▶ [THE EXERCISE] Look through the listing for the word "matplotlib". Copy each line that has it.
○ ○ ○ ○ ○ ○ ○
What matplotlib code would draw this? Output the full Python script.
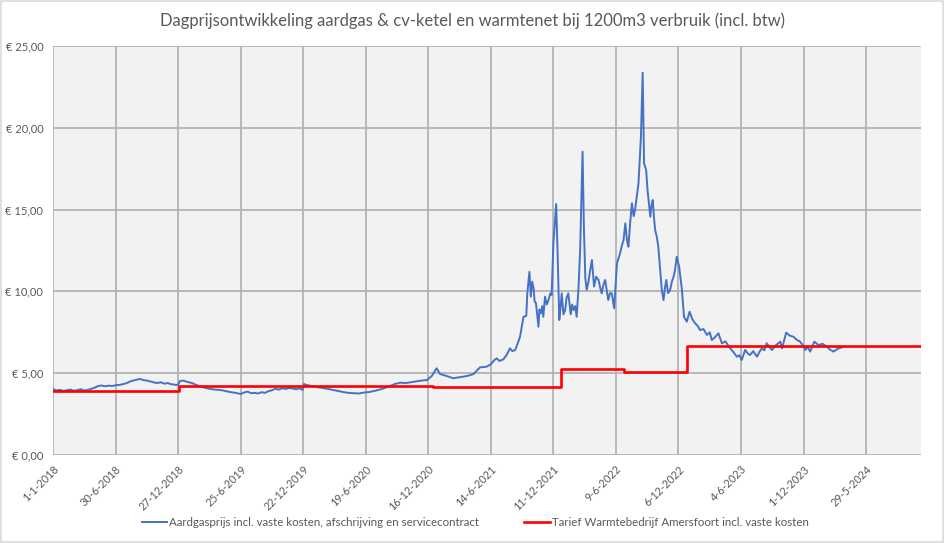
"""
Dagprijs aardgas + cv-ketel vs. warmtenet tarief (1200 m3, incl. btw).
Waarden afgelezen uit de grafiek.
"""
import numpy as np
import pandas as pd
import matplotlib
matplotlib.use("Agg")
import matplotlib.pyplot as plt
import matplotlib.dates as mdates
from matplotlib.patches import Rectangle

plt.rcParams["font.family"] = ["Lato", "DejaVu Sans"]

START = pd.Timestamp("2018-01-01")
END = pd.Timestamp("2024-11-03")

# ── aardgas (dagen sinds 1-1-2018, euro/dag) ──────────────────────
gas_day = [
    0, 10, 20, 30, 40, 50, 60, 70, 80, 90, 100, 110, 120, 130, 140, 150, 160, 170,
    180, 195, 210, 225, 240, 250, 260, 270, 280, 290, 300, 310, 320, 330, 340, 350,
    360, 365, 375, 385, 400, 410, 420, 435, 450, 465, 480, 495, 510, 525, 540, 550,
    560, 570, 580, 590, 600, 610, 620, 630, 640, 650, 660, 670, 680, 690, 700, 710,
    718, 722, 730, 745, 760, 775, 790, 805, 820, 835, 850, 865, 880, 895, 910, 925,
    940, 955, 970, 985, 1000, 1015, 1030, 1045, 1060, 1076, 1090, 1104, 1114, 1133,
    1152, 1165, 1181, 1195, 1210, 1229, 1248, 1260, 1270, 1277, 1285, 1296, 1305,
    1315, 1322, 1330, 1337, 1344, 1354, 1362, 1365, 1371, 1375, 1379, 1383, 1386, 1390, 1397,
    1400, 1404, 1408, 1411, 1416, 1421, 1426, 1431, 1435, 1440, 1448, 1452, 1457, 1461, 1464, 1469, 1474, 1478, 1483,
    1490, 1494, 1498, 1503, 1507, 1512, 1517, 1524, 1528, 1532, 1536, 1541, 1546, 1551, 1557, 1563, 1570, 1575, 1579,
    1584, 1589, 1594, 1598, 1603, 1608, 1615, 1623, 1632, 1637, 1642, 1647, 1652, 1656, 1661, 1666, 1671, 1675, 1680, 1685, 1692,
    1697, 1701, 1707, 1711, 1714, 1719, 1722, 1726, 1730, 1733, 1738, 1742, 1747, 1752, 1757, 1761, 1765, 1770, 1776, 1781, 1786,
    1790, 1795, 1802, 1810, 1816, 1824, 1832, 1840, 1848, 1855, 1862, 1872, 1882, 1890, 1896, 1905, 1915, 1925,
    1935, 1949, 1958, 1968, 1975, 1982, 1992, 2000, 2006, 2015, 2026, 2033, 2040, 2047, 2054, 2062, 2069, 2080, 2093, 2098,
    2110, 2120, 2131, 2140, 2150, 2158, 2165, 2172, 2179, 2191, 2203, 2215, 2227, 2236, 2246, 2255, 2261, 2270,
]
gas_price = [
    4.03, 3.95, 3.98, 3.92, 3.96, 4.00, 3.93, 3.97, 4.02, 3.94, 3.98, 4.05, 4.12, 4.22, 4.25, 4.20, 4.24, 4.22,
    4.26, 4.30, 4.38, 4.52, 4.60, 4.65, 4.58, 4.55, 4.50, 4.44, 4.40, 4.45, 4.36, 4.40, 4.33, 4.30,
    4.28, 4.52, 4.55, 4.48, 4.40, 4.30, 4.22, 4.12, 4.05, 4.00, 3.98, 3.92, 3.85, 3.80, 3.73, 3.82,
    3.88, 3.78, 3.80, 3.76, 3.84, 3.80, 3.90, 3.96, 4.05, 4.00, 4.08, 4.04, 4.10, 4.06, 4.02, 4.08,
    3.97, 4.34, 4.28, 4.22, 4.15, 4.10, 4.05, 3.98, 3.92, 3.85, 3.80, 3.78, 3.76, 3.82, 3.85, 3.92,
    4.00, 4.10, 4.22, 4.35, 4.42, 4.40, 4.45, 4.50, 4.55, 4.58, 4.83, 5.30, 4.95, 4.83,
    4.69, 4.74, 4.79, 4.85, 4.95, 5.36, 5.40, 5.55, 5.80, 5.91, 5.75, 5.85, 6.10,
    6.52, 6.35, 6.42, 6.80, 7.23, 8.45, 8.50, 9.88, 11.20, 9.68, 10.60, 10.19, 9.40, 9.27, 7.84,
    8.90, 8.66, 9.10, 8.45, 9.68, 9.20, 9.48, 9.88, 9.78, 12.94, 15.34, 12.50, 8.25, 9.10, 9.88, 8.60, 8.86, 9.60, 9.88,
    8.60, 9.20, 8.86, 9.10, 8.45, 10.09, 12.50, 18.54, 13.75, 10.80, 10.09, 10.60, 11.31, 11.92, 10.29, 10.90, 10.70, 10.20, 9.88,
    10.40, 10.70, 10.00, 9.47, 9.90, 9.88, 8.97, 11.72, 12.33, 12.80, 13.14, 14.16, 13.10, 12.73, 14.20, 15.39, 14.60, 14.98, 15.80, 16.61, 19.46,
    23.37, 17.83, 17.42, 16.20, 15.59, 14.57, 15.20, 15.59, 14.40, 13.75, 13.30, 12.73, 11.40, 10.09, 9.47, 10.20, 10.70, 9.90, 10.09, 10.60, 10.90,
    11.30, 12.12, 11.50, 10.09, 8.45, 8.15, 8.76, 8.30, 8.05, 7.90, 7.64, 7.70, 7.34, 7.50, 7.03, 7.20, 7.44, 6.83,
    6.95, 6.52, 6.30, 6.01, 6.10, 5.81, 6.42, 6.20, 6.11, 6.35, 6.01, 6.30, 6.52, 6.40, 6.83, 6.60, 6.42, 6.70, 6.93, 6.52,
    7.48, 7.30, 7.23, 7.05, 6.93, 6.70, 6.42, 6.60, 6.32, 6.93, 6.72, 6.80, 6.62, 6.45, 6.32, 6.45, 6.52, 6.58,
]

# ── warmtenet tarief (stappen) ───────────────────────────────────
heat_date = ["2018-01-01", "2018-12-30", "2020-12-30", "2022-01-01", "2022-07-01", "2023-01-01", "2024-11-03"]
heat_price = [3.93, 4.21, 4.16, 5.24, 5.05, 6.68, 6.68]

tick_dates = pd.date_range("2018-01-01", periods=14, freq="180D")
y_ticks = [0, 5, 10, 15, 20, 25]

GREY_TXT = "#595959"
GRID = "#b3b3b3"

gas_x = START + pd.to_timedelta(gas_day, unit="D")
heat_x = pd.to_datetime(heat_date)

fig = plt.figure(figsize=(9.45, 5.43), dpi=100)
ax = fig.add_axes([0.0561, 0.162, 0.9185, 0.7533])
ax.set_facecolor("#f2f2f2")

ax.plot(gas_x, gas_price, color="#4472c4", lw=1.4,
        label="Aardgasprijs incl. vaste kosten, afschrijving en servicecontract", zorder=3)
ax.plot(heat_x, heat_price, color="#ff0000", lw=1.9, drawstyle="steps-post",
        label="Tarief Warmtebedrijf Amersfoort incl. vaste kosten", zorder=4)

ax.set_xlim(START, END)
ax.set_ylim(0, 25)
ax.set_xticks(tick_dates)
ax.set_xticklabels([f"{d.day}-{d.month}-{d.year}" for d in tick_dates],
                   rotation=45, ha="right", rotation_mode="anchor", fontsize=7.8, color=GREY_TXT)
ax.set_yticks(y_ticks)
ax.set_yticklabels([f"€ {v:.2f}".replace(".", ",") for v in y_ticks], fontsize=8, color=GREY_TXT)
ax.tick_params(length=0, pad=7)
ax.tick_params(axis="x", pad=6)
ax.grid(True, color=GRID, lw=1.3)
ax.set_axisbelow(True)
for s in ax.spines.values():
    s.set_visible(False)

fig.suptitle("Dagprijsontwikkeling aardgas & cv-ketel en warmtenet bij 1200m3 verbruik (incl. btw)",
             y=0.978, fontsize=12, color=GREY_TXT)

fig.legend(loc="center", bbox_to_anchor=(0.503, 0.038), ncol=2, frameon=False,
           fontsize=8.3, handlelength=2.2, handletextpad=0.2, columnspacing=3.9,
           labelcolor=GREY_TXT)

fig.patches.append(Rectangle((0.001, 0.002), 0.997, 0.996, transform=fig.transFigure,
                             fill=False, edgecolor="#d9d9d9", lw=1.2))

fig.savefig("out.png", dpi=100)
○ ○ ○ ○ ○ ○ ○
▶ [RIGHT ANSWER]
What matplotlib code would draw this? Output the full Python script.
import matplotlib
matplotlib.use("Agg")
import matplotlib.pyplot as plt
import matplotlib.dates as mdates
from matplotlib.patches import Rectangle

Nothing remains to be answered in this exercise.